I'm not an "early adopter" of the Fediverse per se, but I came over on the reddit migration on June 11. I feel like I've been an information sponge trying to wrap my head around the organization of the Fediverse and seeing the benefits. I think I'm pretty up to speed, at least enough to discuss it with people offline and explain it in a way that does it some justice.

But I don't think I've seen a lot of discussion about the drawbacks of the Fediverse. I've seen a few threads about major privacy concerns related to the Fediverse, but most of the comments responding just kind of hand wave the issue.

Seeing a possible larger issue here regarding the moderation issues, I can't see anything other than a total containment of Threads away from other instances. Like, great - use ActivityPub, but don't talk to me (kbin.social) or my child (literally everything else that wants to interact together in the Fediverse with kbin) again. Lol

[–] [email protected] 9 points 1 year ago (1 children)

The thing is, because minority-targeting trolls aren't taken seriously by any corporate social media platform, there's no big downside compared to them. It's just that them showing up here is effectively taking the safer space these communities they've built away from them, returning things to basically how they were just before they fled those other spaces.

They were made safe not due to the tools, but due to obscurity, and they're about to lose that obscurity.

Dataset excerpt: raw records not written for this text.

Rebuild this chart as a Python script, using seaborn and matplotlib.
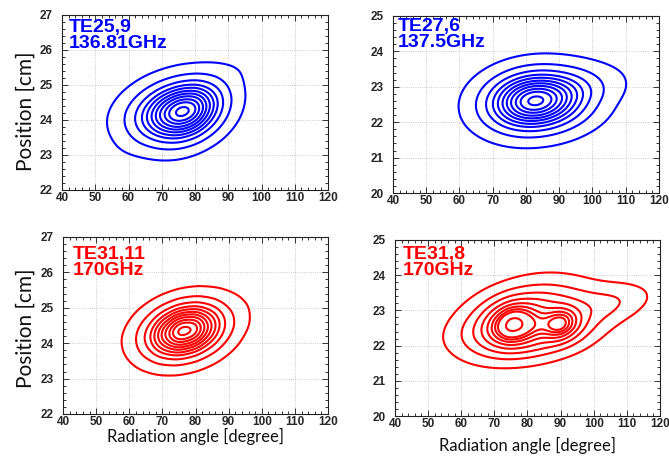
import matplotlib
matplotlib.use("Agg")
import matplotlib.pyplot as plt
import pandas as pd
import seaborn as sns
from matplotlib.ticker import MultipleLocator

# Radiation angle [degree] of the columns of every intensity map
angles = [50, 55, 60, 65, 70, 75, 80, 85, 90, 95, 100, 105, 110, 115, 120]

# Relative intensity, one row per position [cm]
te25_pos = [22.5, 22.75, 23.0, 23.25, 23.5, 23.75, 24.0, 24.25,
            24.5, 24.75, 25.0, 25.25, 25.5, 25.75, 26.0]
te25_map = [
    [0, 0, 0, 0.2, 0.4, 0.4, 0.2, 0, 0, 0, 0, 0, 0, 0, 0],
    [0, 0.3, 0.8, 1.4, 1.9, 1.6, 0.8, 0.2, 0, 0, 0, 0, 0, 0, 0],
    [0.3, 1.3, 3.0, 4.5, 6.2, 5.9, 3.1, 0.9, 0.2, 0, 0, 0, 0, 0, 0],
    [0.5, 2.5, 6.5, 11.0, 16.0, 16.6, 9.9, 3.2, 0.6, 0.1, 0, 0, 0, 0, 0],
    [0.8, 3.3, 9.9, 21.2, 33.0, 37.0, 25.0, 9.2, 1.9, 0.2, 0, 0, 0, 0, 0],
    [1.1, 4.6, 14.5, 33.0, 54.4, 64.8, 48.9, 20.1, 4.5, 0.5, 0, 0, 0, 0, 0],
    [1.1, 5.0, 16.7, 40.3, 70.2, 88.4, 74.0, 33.9, 8.5, 1.2, 0, 0, 0, 0, 0],
    [0.9, 4.4, 15.3, 38.6, 71.9, 96.4, 88.7, 45.3, 12.6, 1.9, 0.1, 0, 0, 0, 0],
    [0.5, 2.9, 10.8, 29.4, 58.0, 82.9, 83.6, 48.3, 15.1, 2.5, 0.3, 0, 0, 0, 0],
    [0.3, 1.6, 6.2, 17.9, 37.5, 56.7, 61.6, 39.8, 14.0, 2.8, 0.3, 0, 0, 0, 0],
    [0, 0.7, 2.8, 8.7, 19.2, 30.7, 35.6, 25.6, 10.5, 2.6, 0.3, 0, 0, 0, 0],
    [0, 0.2, 1.0, 3.3, 7.6, 13.0, 16.0, 13.2, 7.0, 3.0, 0.2, 0, 0, 0, 0],
    [0, 0, 0.3, 1.0, 2.4, 4.4, 5.7, 6.0, 5.0, 3.5, 0, 0, 0, 0, 0],
    [0, 0, 0, 0.2, 0.6, 1.2, 1.6, 2.0, 1.8, 1.2, 0, 0, 0, 0, 0],
    [0, 0, 0, 0, 0, 0, 0, 0, 0, 0, 0, 0, 0, 0, 0],
]

te27_pos = [20.75, 21.0, 21.25, 21.5, 21.75, 22.0, 22.25, 22.5,
            22.75, 23.0, 23.25, 23.5, 23.75, 24.0, 24.25]
te27_map = [
    [0, 0, 0, 0, 0, 0, 0, 0, 0, 0, 0, 0, 0, 0, 0],
    [0, 0, 0, 0, 0.4, 0.6, 0.7, 0.6, 0.4, 0.2, 0, 0, 0, 0, 0],
    [0, 0, 0.2, 0.6, 1.4, 2.4, 2.9, 2.5, 1.7, 0.8, 0.3, 0, 0, 0, 0],
    [0, 0, 0.5, 1.8, 4.4, 7.8, 9.6, 8.5, 5.9, 3.0, 1.2, 0.3, 0, 0, 0],
    [0, 0.2, 1.1, 4.1, 10.6, 18.9, 24.1, 22.2, 15.5, 8.2, 3.3, 1.0, 0.2, 0, 0],
    [0, 0.4, 2.1, 7.7, 20.3, 37.4, 48.8, 46.0, 32.7, 17.8, 7.3, 2.3, 0.5, 0, 0],
    [0, 0.5, 2.8, 10.7, 29.1, 55.8, 75.6, 73.4, 53.9, 29.9, 12.7, 4.0, 1.0, 0.2, 0],
    [0, 0.6, 3.1, 12.1, 34.0, 66.9, 93.5, 93.1, 69.8, 39.8, 17.1, 5.5, 1.4, 0.3, 0],
    [0, 0.5, 2.6, 10.5, 30.1, 61.6, 89.0, 91.7, 73.3, 45.8, 22.6, 8.7, 2.6, 0.6, 0],
    [0, 0.3, 1.8, 7.3, 21.9, 46.0, 67.9, 72.0, 60.6, 40.9, 22.6, 10.2, 3.7, 1.1, 0.2],
    [0, 0, 0.9, 3.9, 11.9, 25.9, 39.7, 43.3, 37.8, 27.5, 16.8, 8.6, 3.6, 1.3, 0.4],
    [0, 0, 0.4, 1.7, 5.3, 11.8, 18.7, 21.0, 18.7, 14.3, 9.5, 5.3, 2.5, 1.0, 0.3],
    [0, 0, 0, 0.5, 1.8, 4.1, 6.7, 7.8, 7.0, 5.2, 3.2, 1.6, 0.7, 0.2, 0],
    [0, 0, 0, 0, 0.5, 1.1, 1.9, 2.3, 2.0, 1.4, 0.8, 0.3, 0, 0, 0],
    [0, 0, 0, 0, 0, 0, 0.4, 0.5, 0.5, 0.3, 0, 0, 0, 0, 0],
]

te31_11_pos = [22.5, 22.75, 23.0, 23.25, 23.5, 23.75, 24.0, 24.25,
               24.5, 24.75, 25.0, 25.25, 25.5, 25.75, 26.0]
te31_11_map = [
    [0, 0, 0, 0, 0, 0, 0, 0, 0, 0, 0, 0, 0, 0, 0],
    [0, 0, 0, 0.2, 0.4, 0.3, 0, 0, 0, 0, 0, 0, 0, 0, 0],
    [0, 0, 0.5, 1.2, 1.8, 1.7, 0.9, 0.3, 0, 0, 0, 0, 0, 0, 0],
    [0, 0.3, 1.4, 3.9, 6.7, 6.8, 4.2, 1.5, 0.3, 0, 0, 0, 0, 0, 0],
    [0, 0.6, 3.1, 9.7, 18.0, 20.1, 13.5, 5.5, 1.3, 0.2, 0, 0, 0, 0, 0],
    [0.1, 0.9, 5.2, 17.7, 36.7, 45.2, 33.4, 14.9, 3.9, 0.6, 0, 0, 0, 0, 0],
    [0, 1.1, 6.5, 24.4, 55.0, 75.0, 60.8, 30.0, 8.8, 1.5, 0.2, 0, 0, 0, 0],
    [0.1, 0.9, 6.3, 25.7, 63.9, 94.9, 84.9, 45.5, 14.7, 2.8, 0.2, 0, 0, 0, 0],
    [0, 0.6, 4.2, 19.5, 53.2, 88.2, 87.2, 51.4, 18.5, 5.0, 0.5, 0, 0, 0, 0],
    [0, 0.3, 2.3, 11.5, 34.4, 62.8, 68.1, 44.2, 17.4, 5.0, 0.6, 0, 0, 0, 0],
    [0, 0, 0.9, 5.0, 16.5, 32.7, 39.0, 27.8, 12.0, 5.0, 0.5, 0, 0, 0, 0],
    [0, 0, 0.3, 1.6, 5.9, 12.9, 17.0, 13.4, 6.4, 3.0, 0.3, 0, 0, 0, 0],
    [0, 0, 0, 0.4, 1.5, 3.7, 5.4, 4.6, 3.0, 2.0, 0, 0, 0, 0, 0],
    [0, 0, 0, 0, 0.3, 0.9, 1.3, 1.3, 1.2, 0.8, 0, 0, 0, 0, 0],
    [0, 0, 0, 0, 0, 0, 0, 0, 0, 0, 0, 0, 0, 0, 0],
]

te31_8_pos = [21.0, 21.25, 21.5, 21.75, 22.0, 22.25, 22.5, 22.75,
              23.0, 23.25, 23.5, 23.75, 24.0, 24.25]
te31_8_map = [
    [0, 0, 0, 0, 0, 0, 0, 0, 0, 0, 0, 0, 0, 0, 0],
    [0.1, 0.3, 0.8, 1.3, 1.7, 1.7, 1.4, 0.9, 0.5, 0.2, 0.1, 0, 0, 0, 0],
    [0.3, 0.9, 2.2, 3.9, 5.5, 5.9, 5.0, 3.4, 1.9, 0.8, 0.3, 0.1, 0, 0, 0],
    [0.6, 1.8, 4.6, 9.1, 13.8, 16.9, 14.4, 10.0, 5.8, 2.7, 1.0, 0.3, 0, 0, 0],
    [0.8, 2.8, 7.6, 15.8, 27.2, 39.3, 32.3, 22.9, 16.3, 7.0, 2.6, 0.8, 0.2, 0, 0],
    [0.9, 3.3, 9.5, 21.0, 41.9, 73.6, 52.0, 30.0, 47.5, 14.4, 5.3, 1.8, 0.5, 0.1, 0],
    [0.7, 2.9, 8.9, 21.3, 49.7, 102, 70.0, 44.0, 92.6, 24.0, 9.2, 3.7, 1.1, 0.3, 0],
    [0.5, 2.0, 6.6, 16.8, 43.8, 97.4, 68.0, 44.0, 89.2, 27.7, 13.8, 7.3, 2.9, 0.8, 0.1],
    [0.3, 1.1, 4.1, 11.2, 29.6, 64.9, 52.0, 36.0, 49.5, 25.2, 17.8, 12.7, 6.7, 2.2, 0.4],
    [0.1, 0.6, 2.2, 6.3, 16.0, 32.7, 34.2, 31.5, 26.7, 19.4, 16.1, 14.4, 9.7, 4.1, 1.0],
    [0, 0.2, 1.0, 3.0, 7.5, 14.5, 18.6, 19.3, 16.4, 12.4, 10.0, 9.5, 7.8, 4.1, 1.3],
    [0, 0, 0.4, 1.2, 3.0, 5.9, 8.7, 10.0, 9.0, 6.8, 4.8, 3.9, 3.4, 2.1, 0.8],
    [0, 0, 0, 0.4, 1.1, 2.2, 3.6, 4.4, 4.1, 3.1, 1.9, 1.3, 1.0, 0.6, 0.3],
    [0, 0, 0, 0, 0.3, 0.7, 1.3, 1.6, 1.7, 1.3, 0.9, 0.4, 0.2, 0, 0],
]

x_ticks = [40, 50, 60, 70, 80, 90, 100, 110, 120]
y_ticks_left = [22, 23, 24, 25, 26, 27]
y_ticks_right = [20, 21, 22, 23, 24, 25]

iso_levels = [0.05, 0.17, 0.30, 0.41, 0.50, 0.59, 0.67, 0.75, 0.83, 0.90, 0.975]
iso_levels_two_peak = [0.05, 0.16, 0.29, 0.41, 0.52, 0.62, 0.71, 0.81, 0.96]


def to_long(positions, rows):
    df = pd.DataFrame(rows, index=positions, columns=angles)
    df = df.stack().reset_index()
    df.columns = ["position", "angle", "weight"]
    return df[df["weight"] > 0]


sns.set_style("ticks")
plt.rcParams["font.family"] = ["Liberation Sans", "DejaVu Sans"]

fig = plt.figure(figsize=(6.69, 4.58), dpi=100)

panels = [
    # rect, data, label, colour, y ticks, bandwidth, levels, label xy
    ([0.0927, 0.5852, 0.3976, 0.3821], to_long(te25_pos, te25_map),
     "TE25,9\n136.81GHz", "#0000ff", y_ticks_left, 0.4, iso_levels, (0.025, 0.977)),
    ([0.5874, 0.5786, 0.3976, 0.3865], to_long(te27_pos, te27_map),
     "TE27,6\n137.5GHz", "#0000ff", y_ticks_right, 0.4, iso_levels, (0.019, 0.989)),
    ([0.0942, 0.0961, 0.3961, 0.3865], to_long(te31_11_pos, te31_11_map),
     "TE31,11\n170GHz", "#ff0000", y_ticks_left, 0.4, iso_levels, (0.037, 0.949)),
    ([0.5904, 0.0917, 0.3961, 0.3843], to_long(te31_8_pos, te31_8_map),
     "TE31,8\n170GHz", "#ff0000", y_ticks_right, 0.3, iso_levels_two_peak, (0.029, 0.966)),
]

axes = []
for rect, df, label, color, yticks, bw, levels, txy in panels:
    ax = fig.add_axes(rect)
    sns.kdeplot(data=df, x="angle", y="position", weights="weight",
                bw_method=bw, levels=levels, color=color, linewidths=1.5, ax=ax)
    ax.set_xlim(x_ticks[0], x_ticks[-1])
    ax.set_ylim(yticks[0], yticks[-1])
    ax.set_xticks(x_ticks, [str(t) for t in x_ticks], fontweight="bold", fontsize=8.5)
    ax.set_yticks(yticks, [str(t) for t in yticks], fontweight="bold", fontsize=8.5)
    ax.xaxis.set_minor_locator(MultipleLocator(2))
    ax.yaxis.set_minor_locator(MultipleLocator(0.2))
    ax.tick_params(which="both", direction="in", top=True, right=True,
                   color="#333333", width=0.7)
    ax.tick_params(which="major", length=4)
    ax.tick_params(which="minor", length=2)
    ax.tick_params(axis="x", which="major", pad=1.5)
    ax.tick_params(axis="y", which="major", pad=6.5)
    ax.grid(True, which="major", linestyle=":", linewidth=0.6, color="#bbbbbb")
    for side in ax.spines.values():
        side.set_linewidth(0.8)
        side.set_color("#222222")
    ax.set_xlabel("")
    ax.set_ylabel("")
    ax.text(txy[0], txy[1], label, transform=ax.transAxes, ha="left", va="top",
            fontsize=14, fontweight="bold", color=color, linespacing=0.92)
    axes.append(ax)

for ax in (axes[0], axes[2]):
    ax.set_ylabel("Position [cm]", family=["Lato", "DejaVu Sans"],
                  fontsize=15, color="#111111")
axes[0].yaxis.set_label_coords(-0.10, 0.449)
axes[2].yaxis.set_label_coords(-0.104, 0.486)
for ax in (axes[2], axes[3]):
    ax.set_xlabel("Radiation angle [degree]", family=["Lato", "DejaVu Sans"],
                  fontsize=12, color="#111111")
axes[2].xaxis.set_label_coords(0.5, -0.08)
axes[3].xaxis.set_label_coords(0.5, -0.119)

fig.savefig("out.png", dpi=100, facecolor="white")
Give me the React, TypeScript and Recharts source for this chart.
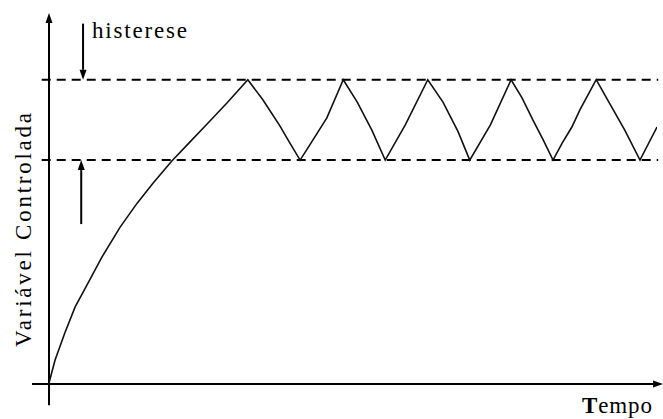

This is... I don't want to call it a "good thing", because people who have suffered many assholes suffering them all over again is in no way, shape, or form good, but it's highlighting an issue that's been clear to these communities, but not to developers on the Fediverse: The moderation tools here are hot, sweaty garbage.

Hopefully we can see serious movement on making useful tools now.

[–] [email protected] 10 points 1 year ago

I don't know if you have history on reddit, but the "safety because of obscurity" and having that taken away by increased visibility is absolutely what I lived through as a member of a subreddit called TwoXChromosomes. TwoX was a really welcoming space for women-identifying people to get a breath of fresh air from the constant "equal rights means equal lefts" kind of casual misogyny on the rest of reddit. And then corporate created the "default sub" designation and put TwoX on the list.

I remember the moderators at the time making it very clear to the community that they voiced their dissent but it was happening anyway (wow, what does that sound like?) and now a lot of the posts there get inundated with "not all men" apologists and all the OPs have reddit cares alerts filed on them.